Request: Take the lines from the top down to and including the one with "import plotly.graph_objects as go" and repeat them exactly. Omit images.

Data block:

-------------------------

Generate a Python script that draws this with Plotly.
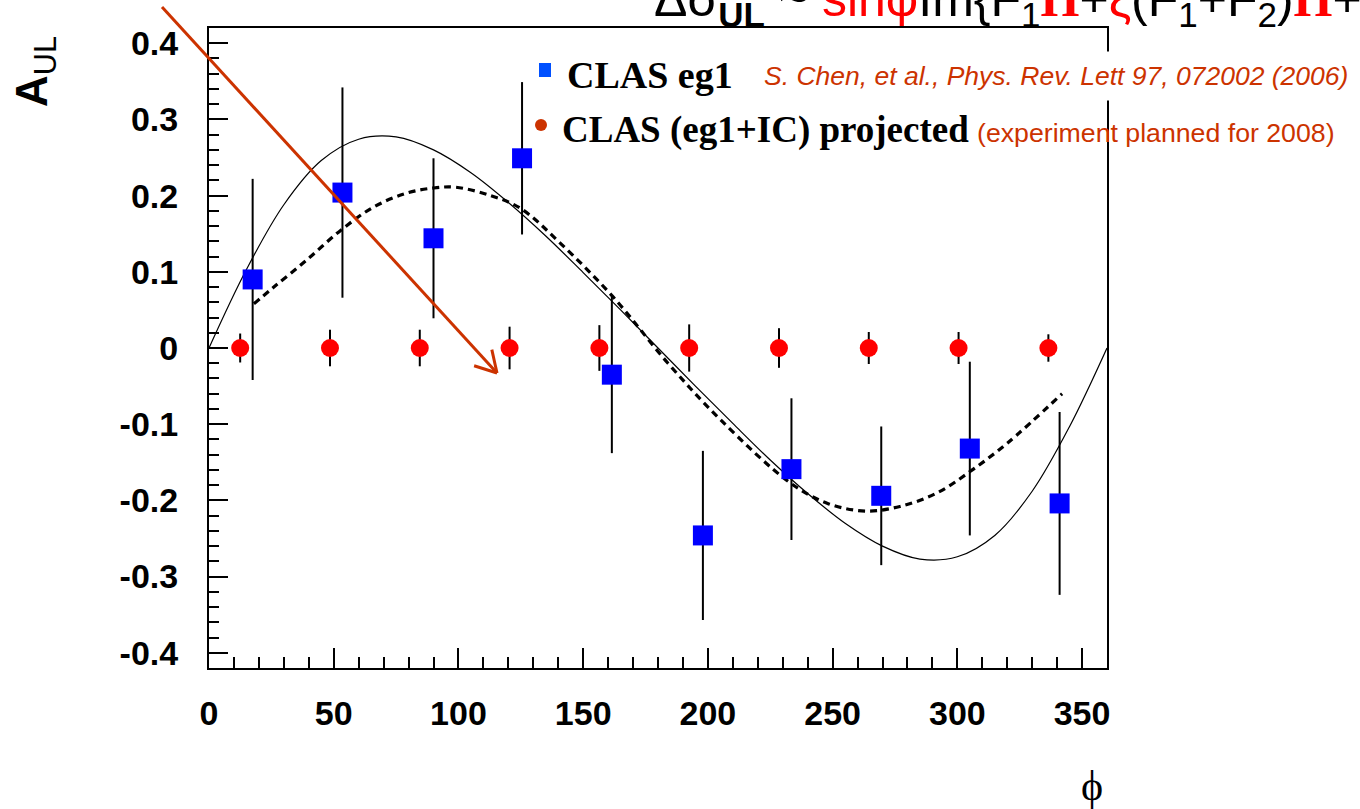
import math
import plotly.graph_objects as go

# CLAS eg1 measured target-spin asymmetry A_UL vs phi
phi_eg1 = [17.5, 53.5, 90.0, 125.5, 161.5, 198.0, 233.5, 269.5, 305.0, 341.0]
a_eg1 = [0.090, 0.204, 0.144, 0.249, -0.035, -0.246, -0.159, -0.194, -0.132, -0.204]
err_eg1 = [0.132, 0.138, 0.105, 0.100, 0.103, 0.111, 0.093, 0.091, 0.114, 0.120]

# projected eg1+IC points (all at zero with expected errors)
phi_proj = [12.5, 48.5, 84.5, 120.5, 156.5, 192.5, 228.5, 264.5, 300.5, 336.5]
a_proj = [0.0, 0.0, 0.0, 0.0, 0.0, 0.0, 0.0, 0.0, 0.0, 0.0]
err_proj = [0.019, 0.024, 0.024, 0.028, 0.030, 0.031, 0.026, 0.021, 0.021, 0.018]

# fit to the eg1 data (thin solid curve)
phi_fit = [0, 15, 30, 45, 60, 75, 90, 105, 120, 135, 150, 165, 180,
           195, 210, 225, 240, 255, 270, 285, 300, 315, 330, 345, 360]
a_fit = [0.000, 0.103, 0.188, 0.246, 0.274, 0.277, 0.260, 0.230, 0.191, 0.147, 0.099, 0.050, 0.000,
         -0.050, -0.099, -0.147, -0.191, -0.230, -0.260, -0.277, -0.274, -0.246, -0.188, -0.103, 0.000]

# model prediction (thick dashed curve)
phi_model = [18, 26, 39, 53, 66, 79, 90, 99, 113, 125, 141, 162, 184,
             205, 233, 248, 263, 277, 292, 306, 320, 342]
a_model = [0.058, 0.080, 0.115, 0.155, 0.185, 0.203, 0.210, 0.211, 0.200, 0.183, 0.137, 0.067, -0.020,
           -0.094, -0.177, -0.204, -0.214, -0.208, -0.190, -0.160, -0.125, -0.060]

x_ticks = [0, 50, 100, 150, 200, 250, 300, 350]
x_ticklabels = ["0", "50", "100", "150", "200", "250", "300", "350"]
y_ticks = [0.4, 0.3, 0.2, 0.1, 0.0, -0.1, -0.2, -0.3, -0.4]
y_ticklabels = ["0.4", "0.3", "0.2", "0.1", "0", "-0.1", "-0.2", "-0.3", "-0.4"]

W, H = 1360, 809
ML, MR, MT, MB = 209, 253, 28, 141
PW, PH = W - ML - MR, H - MT - MB

SANS = "Liberation Sans"
SERIF = "Liberation Serif"
ORANGE = "#CC3300"
RED = "#FF0000"


def px(xp):
    return (xp - ML) / PW


def py(yp):
    return (H - MB - yp) / PH


fig = go.Figure()

fig.add_trace(go.Scatter(
    x=phi_fit, y=a_fit, mode="lines",
    line=dict(color="black", width=1.2, shape="spline"),
    hoverinfo="skip"))

fig.add_trace(go.Scatter(
    x=phi_model, y=a_model, mode="lines",
    line=dict(color="black", width=3.2, dash="7px,5px", shape="spline"),
    hoverinfo="skip"))

fig.add_trace(go.Scatter(
    x=phi_proj, y=a_proj, mode="markers",
    marker=dict(symbol="circle", size=18, color=RED),
    error_y=dict(type="data", array=err_proj, color="black", thickness=2, width=0)))

fig.add_trace(go.Scatter(
    x=phi_eg1, y=a_eg1, mode="markers",
    marker=dict(symbol="square", size=20, color="#0000FF"),
    error_y=dict(type="data", array=err_eg1, color="black", thickness=2, width=0)))

tick_font = dict(family=SANS, size=34, color="black", weight="bold")

fig.update_xaxes(
    range=[0, 360], showgrid=False, zeroline=False,
    showline=True, mirror=True, linecolor="black", linewidth=2,
    ticks="inside", ticklen=20, tickwidth=2, tickcolor="black",
    tickvals=x_ticks, ticktext=x_ticklabels,
    tickfont=tick_font, ticklabelstandoff=14,
    minor=dict(dtick=10, tick0=0, ticks="inside", ticklen=11, tickwidth=2,
               tickcolor="black", showgrid=False))

fig.update_yaxes(
    range=[-0.42, 0.42], showgrid=False, zeroline=False,
    showline=True, mirror=True, linecolor="black", linewidth=2,
    ticks="inside", ticklen=19, tickwidth=2, tickcolor="black",
    tickvals=y_ticks, ticktext=y_ticklabels,
    tickfont=tick_font, ticklabelstandoff=22,
    minor=dict(dtick=0.02, tick0=0, ticks="inside", ticklen=10, tickwidth=2,
               tickcolor="black", showgrid=False))

annotations = []

# axis titles
annotations.append(dict(
    text="<b>A</b><sub>UL</sub>", x=px(35), y=py(72), xref="paper", yref="paper",
    xanchor="center", yanchor="middle", textangle=-90, showarrow=False,
    font=dict(family=SANS, size=44, color="black")))
annotations.append(dict(
    text="ϕ", x=px(1092), y=py(786), xref="paper", yref="paper",
    xanchor="center", yanchor="middle", showarrow=False,
    font=dict(family=SERIF, size=42, color="black")))

# legend entries
annotations.append(dict(
    text="<b>CLAS eg1</b>", x=px(565), y=py(75), xref="paper", yref="paper",
    xanchor="left", yanchor="middle", showarrow=False,
    font=dict(family=SERIF, size=38, color="black")))
annotations.append(dict(
    text="<i>S. Chen, et al., Phys. Rev. Lett 97, 072002 (2006)</i>",
    x=px(754), y=py(76), xref="paper", yref="paper",
    xanchor="left", yanchor="middle", showarrow=False, bgcolor="white", borderpad=9,
    font=dict(family=SANS, size=26.5, color=ORANGE)))
annotations.append(dict(
    text="<b>CLAS (eg1+IC) projected</b>", x=px(560), y=py(130), xref="paper", yref="paper",
    xanchor="left", yanchor="middle", showarrow=False,
    font=dict(family=SERIF, size=37, color="black")))
annotations.append(dict(
    text="(experiment planned for 2008)", x=px(975), y=py(133), xref="paper", yref="paper",
    xanchor="left", yanchor="middle", showarrow=False,
    font=dict(family=SANS, size=26.7, color=ORANGE)))

# formula running off the top edge
HCAL = f"<span style='color:{RED};font-family:{SERIF}'><b>H</b></span>"
formula = (
    "Δσ<sub><b>UL</b></sub> ~ "
    f"<span style='color:{RED}'>sinφ</span>Im{{F<sub>1</sub>{HCAL}+"
    f"<span style='color:{RED}'>ξ</span>(F<sub>1</sub>+F<sub>2</sub>){HCAL}+"
    f"<span style='color:{RED}'>...</span>"
)
annotations.append(dict(
    text=formula, x=px(652), y=py(36), xref="paper", yref="paper",
    xanchor="left", yanchor="bottom", showarrow=False,
    font=dict(family=SANS, size=50, color="black")))

# arrow drawn as a shaft plus two arms
tail = (162, 7)
tip = (497, 373)
arm_len, arm_ang = 24, math.radians(30)
ux, uy = tail[0] - tip[0], tail[1] - tip[1]
n = math.hypot(ux, uy)
ux, uy = ux / n, uy / n
shapes = [dict(type="line", xref="paper", yref="paper",
               x0=px(tail[0]), y0=py(tail[1]), x1=px(tip[0]), y1=py(tip[1]),
               line=dict(color=ORANGE, width=3))]
for s in (1, -1):
    c, sn = math.cos(arm_ang), s * math.sin(arm_ang)
    ax = tip[0] + arm_len * (ux * c - uy * sn)
    ay = tip[1] + arm_len * (ux * sn + uy * c)
    shapes.append(dict(type="line", xref="paper", yref="paper",
                       x0=px(tip[0]), y0=py(tip[1]), x1=px(ax), y1=py(ay),
                       line=dict(color=ORANGE, width=3)))

# legend markers
shapes.append(dict(type="rect", xref="paper", yref="paper",
                   x0=px(539), x1=px(551), y0=py(63), y1=py(77),
                   fillcolor="#0050FF", line=dict(width=0)))
shapes.append(dict(type="circle", xref="paper", yref="paper",
                   x0=px(535), x1=px(547), y0=py(119), y1=py(131),
                   fillcolor=ORANGE, line=dict(width=0)))

fig.update_layout(
    width=W, height=H,
    margin=dict(l=ML, r=MR, t=MT, b=MB),
    paper_bgcolor="white", plot_bgcolor="white",
    showlegend=False,
    annotations=annotations, shapes=shapes)

fig.write_html("out.html")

-------------------------

Result:
Generate a Python script that draws this with Plotly.
import math
import plotly.graph_objects as go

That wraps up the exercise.